I also see this quite often.
Some of them Nikki's carbs that have a bowl drain will straighten up and run right if the bowl drain screw/bolt is removed and just let the bowl drain. Do this when the engine is cool. Suspect little bit of water gets in the bottom of the bowl.

AND some of them Nikki carbs with a low speed adjustable jet on a 318 with a B43 B48 engine is not user friendly to adjust in it's location (heat on the fingers, etc) AND the proper setting is not always 1 1/2 turns as stated in the service manual, more like 2 turns or more sometimes for a smoooth idle cold and hot engine, (mainly hot and the low speed jet adjustment may have an effect on the medium to high speed smoothness also, but wait for the engine to warm up before adjusting, then check it 24 hours later after cool.
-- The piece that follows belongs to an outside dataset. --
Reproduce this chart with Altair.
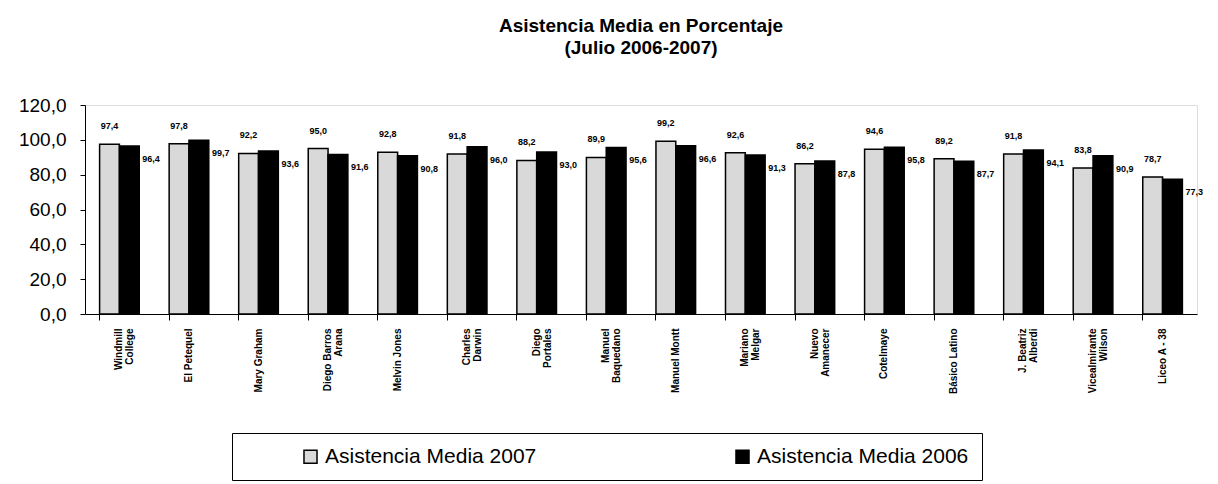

When properly adjusted it may have to warm u[p somewhat for good idle. Some of them Nikki's carb's are critical within 1/2 turn of the screw for good idle medium speeds and may have to just adjust for a good hot run and idle and let the engine warm up when first started cold to get a good smooth idle.

I use a 90 degree screwdriver type drill driver (termed offset drill driver) and install a nut driver handle on the driver and sometimes have to grind a proper size flat screwdriver driver. I have both a milwaukee offset drill driver and I think the other one which has a flex shaft is a HF.
The HF looks like this and the Milwaukee is shorter does not have the flex shaft and is more expensive. They use the interchangeable 1/4 drive shank screwdriver bits and you can use a 1/4 drive nut driver as the handle.

Really handy for hard to get at carb adjust screws when a angle drive or a short driver is needed and can keep hands in a safe place.